- Given data

........

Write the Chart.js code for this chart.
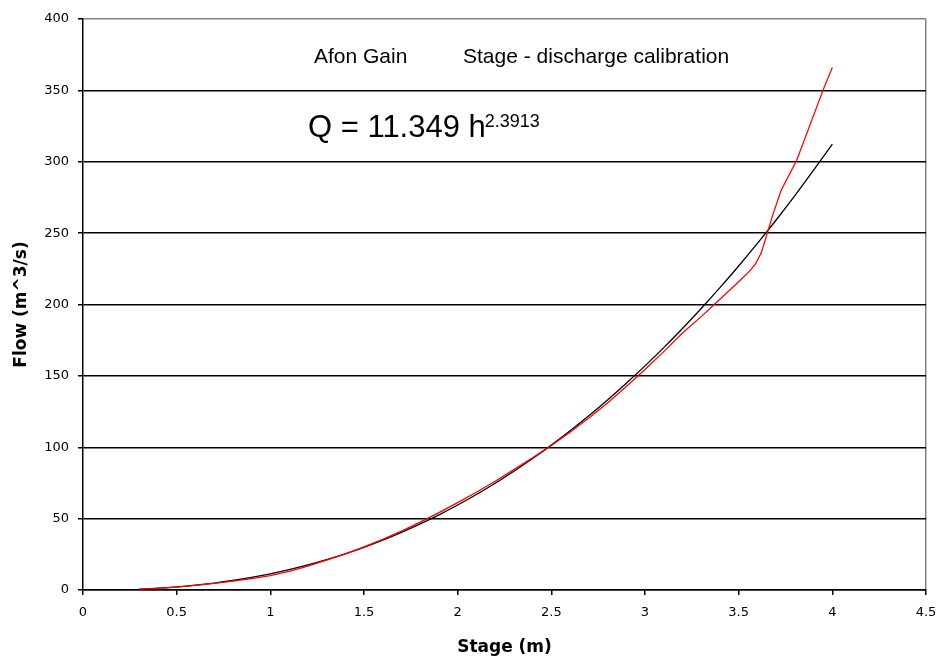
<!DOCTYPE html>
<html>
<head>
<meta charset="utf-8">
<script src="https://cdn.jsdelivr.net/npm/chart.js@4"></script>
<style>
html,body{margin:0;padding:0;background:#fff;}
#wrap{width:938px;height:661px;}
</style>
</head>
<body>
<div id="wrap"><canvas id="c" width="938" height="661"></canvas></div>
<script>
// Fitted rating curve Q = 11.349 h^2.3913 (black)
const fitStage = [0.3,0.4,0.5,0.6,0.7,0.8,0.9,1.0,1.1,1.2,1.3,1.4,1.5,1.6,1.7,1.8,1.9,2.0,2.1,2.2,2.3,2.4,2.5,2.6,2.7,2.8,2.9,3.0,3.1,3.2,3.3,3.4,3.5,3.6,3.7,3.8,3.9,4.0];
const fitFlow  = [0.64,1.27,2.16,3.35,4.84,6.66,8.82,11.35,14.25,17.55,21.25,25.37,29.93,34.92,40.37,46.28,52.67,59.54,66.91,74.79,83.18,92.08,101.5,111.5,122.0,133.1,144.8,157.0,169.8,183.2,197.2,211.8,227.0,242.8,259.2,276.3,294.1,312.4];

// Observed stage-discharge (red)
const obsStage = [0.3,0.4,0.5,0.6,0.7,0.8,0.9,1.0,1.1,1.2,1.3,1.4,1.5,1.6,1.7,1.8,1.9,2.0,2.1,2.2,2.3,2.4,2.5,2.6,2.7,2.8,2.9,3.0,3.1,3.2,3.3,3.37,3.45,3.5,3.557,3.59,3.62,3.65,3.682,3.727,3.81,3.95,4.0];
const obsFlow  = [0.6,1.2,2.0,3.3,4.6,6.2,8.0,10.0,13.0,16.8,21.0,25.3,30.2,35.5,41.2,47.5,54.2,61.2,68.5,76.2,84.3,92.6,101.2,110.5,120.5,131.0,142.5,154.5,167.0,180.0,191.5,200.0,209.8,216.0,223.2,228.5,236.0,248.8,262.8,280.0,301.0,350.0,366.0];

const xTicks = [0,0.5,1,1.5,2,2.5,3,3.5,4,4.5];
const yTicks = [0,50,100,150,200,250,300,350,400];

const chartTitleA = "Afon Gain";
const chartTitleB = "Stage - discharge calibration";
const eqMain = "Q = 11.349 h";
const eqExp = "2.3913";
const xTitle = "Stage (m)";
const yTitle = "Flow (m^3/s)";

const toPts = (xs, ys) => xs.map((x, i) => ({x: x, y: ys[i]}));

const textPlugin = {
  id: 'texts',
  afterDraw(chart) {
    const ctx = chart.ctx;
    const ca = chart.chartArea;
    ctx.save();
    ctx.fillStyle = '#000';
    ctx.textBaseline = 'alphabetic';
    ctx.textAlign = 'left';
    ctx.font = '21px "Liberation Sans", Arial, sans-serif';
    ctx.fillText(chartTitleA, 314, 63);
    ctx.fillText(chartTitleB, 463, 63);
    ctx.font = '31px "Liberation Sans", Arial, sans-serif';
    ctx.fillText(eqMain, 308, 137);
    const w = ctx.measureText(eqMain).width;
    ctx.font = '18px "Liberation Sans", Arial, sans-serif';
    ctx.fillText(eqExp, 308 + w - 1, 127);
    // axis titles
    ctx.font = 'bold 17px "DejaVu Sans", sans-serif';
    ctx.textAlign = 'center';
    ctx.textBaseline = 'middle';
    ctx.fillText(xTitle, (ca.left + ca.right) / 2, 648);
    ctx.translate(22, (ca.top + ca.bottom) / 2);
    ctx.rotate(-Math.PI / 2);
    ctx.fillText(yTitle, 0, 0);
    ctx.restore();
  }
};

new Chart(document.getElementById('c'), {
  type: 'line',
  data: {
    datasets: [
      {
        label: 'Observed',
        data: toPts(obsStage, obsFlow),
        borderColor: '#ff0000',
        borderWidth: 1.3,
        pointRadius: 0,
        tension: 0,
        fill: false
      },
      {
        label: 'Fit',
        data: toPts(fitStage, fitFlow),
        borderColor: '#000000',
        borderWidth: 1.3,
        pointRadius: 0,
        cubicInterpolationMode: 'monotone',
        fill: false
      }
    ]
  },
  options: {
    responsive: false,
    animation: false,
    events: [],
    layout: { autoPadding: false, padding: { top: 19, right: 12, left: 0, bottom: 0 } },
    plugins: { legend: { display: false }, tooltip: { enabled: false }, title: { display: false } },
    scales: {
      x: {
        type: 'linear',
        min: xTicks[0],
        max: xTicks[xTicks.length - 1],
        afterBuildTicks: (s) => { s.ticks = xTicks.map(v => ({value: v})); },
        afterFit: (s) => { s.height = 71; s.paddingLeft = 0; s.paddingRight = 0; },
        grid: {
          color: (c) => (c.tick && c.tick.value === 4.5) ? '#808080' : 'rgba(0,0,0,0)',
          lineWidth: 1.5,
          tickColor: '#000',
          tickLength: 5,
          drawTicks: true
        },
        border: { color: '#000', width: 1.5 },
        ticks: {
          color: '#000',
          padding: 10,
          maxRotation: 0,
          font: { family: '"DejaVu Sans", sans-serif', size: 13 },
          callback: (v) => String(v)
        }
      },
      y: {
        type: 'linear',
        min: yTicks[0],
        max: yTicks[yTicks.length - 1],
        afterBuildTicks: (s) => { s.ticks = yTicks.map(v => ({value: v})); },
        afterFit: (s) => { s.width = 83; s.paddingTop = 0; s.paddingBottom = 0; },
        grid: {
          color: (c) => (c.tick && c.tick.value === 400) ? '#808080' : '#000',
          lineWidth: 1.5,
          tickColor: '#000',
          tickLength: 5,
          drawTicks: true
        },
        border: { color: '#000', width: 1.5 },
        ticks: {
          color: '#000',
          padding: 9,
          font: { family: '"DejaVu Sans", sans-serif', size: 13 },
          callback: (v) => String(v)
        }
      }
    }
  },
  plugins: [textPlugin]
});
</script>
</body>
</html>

........

Repeat the listing above exactly, with no pictures.

- Solution to this problem
Write the Chart.js code for this chart.
<!DOCTYPE html>
<html>
<head>
<meta charset="utf-8">
<script src="https://cdn.jsdelivr.net/npm/chart.js@4"></script>
<style>
html,body{margin:0;padding:0;background:#fff;}
#wrap{width:938px;height:661px;}
</style>
</head>
<body>
<div id="wrap"><canvas id="c" width="938" height="661"></canvas></div>
<script>
// Fitted rating curve Q = 11.349 h^2.3913 (black)
const fitStage = [0.3,0.4,0.5,0.6,0.7,0.8,0.9,1.0,1.1,1.2,1.3,1.4,1.5,1.6,1.7,1.8,1.9,2.0,2.1,2.2,2.3,2.4,2.5,2.6,2.7,2.8,2.9,3.0,3.1,3.2,3.3,3.4,3.5,3.6,3.7,3.8,3.9,4.0];
const fitFlow  = [0.64,1.27,2.16,3.35,4.84,6.66,8.82,11.35,14.25,17.55,21.25,25.37,29.93,34.92,40.37,46.28,52.67,59.54,66.91,74.79,83.18,92.08,101.5,111.5,122.0,133.1,144.8,157.0,169.8,183.2,197.2,211.8,227.0,242.8,259.2,276.3,294.1,312.4];

// Observed stage-discharge (red)
const obsStage = [0.3,0.4,0.5,0.6,0.7,0.8,0.9,1.0,1.1,1.2,1.3,1.4,1.5,1.6,1.7,1.8,1.9,2.0,2.1,2.2,2.3,2.4,2.5,2.6,2.7,2.8,2.9,3.0,3.1,3.2,3.3,3.37,3.45,3.5,3.557,3.59,3.62,3.65,3.682,3.727,3.81,3.95,4.0];
const obsFlow  = [0.6,1.2,2.0,3.3,4.6,6.2,8.0,10.0,13.0,16.8,21.0,25.3,30.2,35.5,41.2,47.5,54.2,61.2,68.5,76.2,84.3,92.6,101.2,110.5,120.5,131.0,142.5,154.5,167.0,180.0,191.5,200.0,209.8,216.0,223.2,228.5,236.0,248.8,262.8,280.0,301.0,350.0,366.0];

const xTicks = [0,0.5,1,1.5,2,2.5,3,3.5,4,4.5];
const yTicks = [0,50,100,150,200,250,300,350,400];

const chartTitleA = "Afon Gain";
const chartTitleB = "Stage - discharge calibration";
const eqMain = "Q = 11.349 h";
const eqExp = "2.3913";
const xTitle = "Stage (m)";
const yTitle = "Flow (m^3/s)";

const toPts = (xs, ys) => xs.map((x, i) => ({x: x, y: ys[i]}));

const textPlugin = {
  id: 'texts',
  afterDraw(chart) {
    const ctx = chart.ctx;
    const ca = chart.chartArea;
    ctx.save();
    ctx.fillStyle = '#000';
    ctx.textBaseline = 'alphabetic';
    ctx.textAlign = 'left';
    ctx.font = '21px "Liberation Sans", Arial, sans-serif';
    ctx.fillText(chartTitleA, 314, 63);
    ctx.fillText(chartTitleB, 463, 63);
    ctx.font = '31px "Liberation Sans", Arial, sans-serif';
    ctx.fillText(eqMain, 308, 137);
    const w = ctx.measureText(eqMain).width;
    ctx.font = '18px "Liberation Sans", Arial, sans-serif';
    ctx.fillText(eqExp, 308 + w - 1, 127);
    // axis titles
    ctx.font = 'bold 17px "DejaVu Sans", sans-serif';
    ctx.textAlign = 'center';
    ctx.textBaseline = 'middle';
    ctx.fillText(xTitle, (ca.left + ca.right) / 2, 648);
    ctx.translate(22, (ca.top + ca.bottom) / 2);
    ctx.rotate(-Math.PI / 2);
    ctx.fillText(yTitle, 0, 0);
    ctx.restore();
  }
};

new Chart(document.getElementById('c'), {
  type: 'line',
  data: {
    datasets: [
      {
        label: 'Observed',
        data: toPts(obsStage, obsFlow),
        borderColor: '#ff0000',
        borderWidth: 1.3,
        pointRadius: 0,
        tension: 0,
        fill: false
      },
      {
        label: 'Fit',
        data: toPts(fitStage, fitFlow),
        borderColor: '#000000',
        borderWidth: 1.3,
        pointRadius: 0,
        cubicInterpolationMode: 'monotone',
        fill: false
      }
    ]
  },
  options: {
    responsive: false,
    animation: false,
    events: [],
    layout: { autoPadding: false, padding: { top: 19, right: 12, left: 0, bottom: 0 } },
    plugins: { legend: { display: false }, tooltip: { enabled: false }, title: { display: false } },
    scales: {
      x: {
        type: 'linear',
        min: xTicks[0],
        max: xTicks[xTicks.length - 1],
        afterBuildTicks: (s) => { s.ticks = xTicks.map(v => ({value: v})); },
        afterFit: (s) => { s.height = 71; s.paddingLeft = 0; s.paddingRight = 0; },
        grid: {
          color: (c) => (c.tick && c.tick.value === 4.5) ? '#808080' : 'rgba(0,0,0,0)',
          lineWidth: 1.5,
          tickColor: '#000',
          tickLength: 5,
          drawTicks: true
        },
        border: { color: '#000', width: 1.5 },
        ticks: {
          color: '#000',
          padding: 10,
          maxRotation: 0,
          font: { family: '"DejaVu Sans", sans-serif', size: 13 },
          callback: (v) => String(v)
        }
      },
      y: {
        type: 'linear',
        min: yTicks[0],
        max: yTicks[yTicks.length - 1],
        afterBuildTicks: (s) => { s.ticks = yTicks.map(v => ({value: v})); },
        afterFit: (s) => { s.width = 83; s.paddingTop = 0; s.paddingBottom = 0; },
        grid: {
          color: (c) => (c.tick && c.tick.value === 400) ? '#808080' : '#000',
          lineWidth: 1.5,
          tickColor: '#000',
          tickLength: 5,
          drawTicks: true
        },
        border: { color: '#000', width: 1.5 },
        ticks: {
          color: '#000',
          padding: 9,
          font: { family: '"DejaVu Sans", sans-serif', size: 13 },
          callback: (v) => String(v)
        }
      }
    }
  },
  plugins: [textPlugin]
});
</script>
</body>
</html>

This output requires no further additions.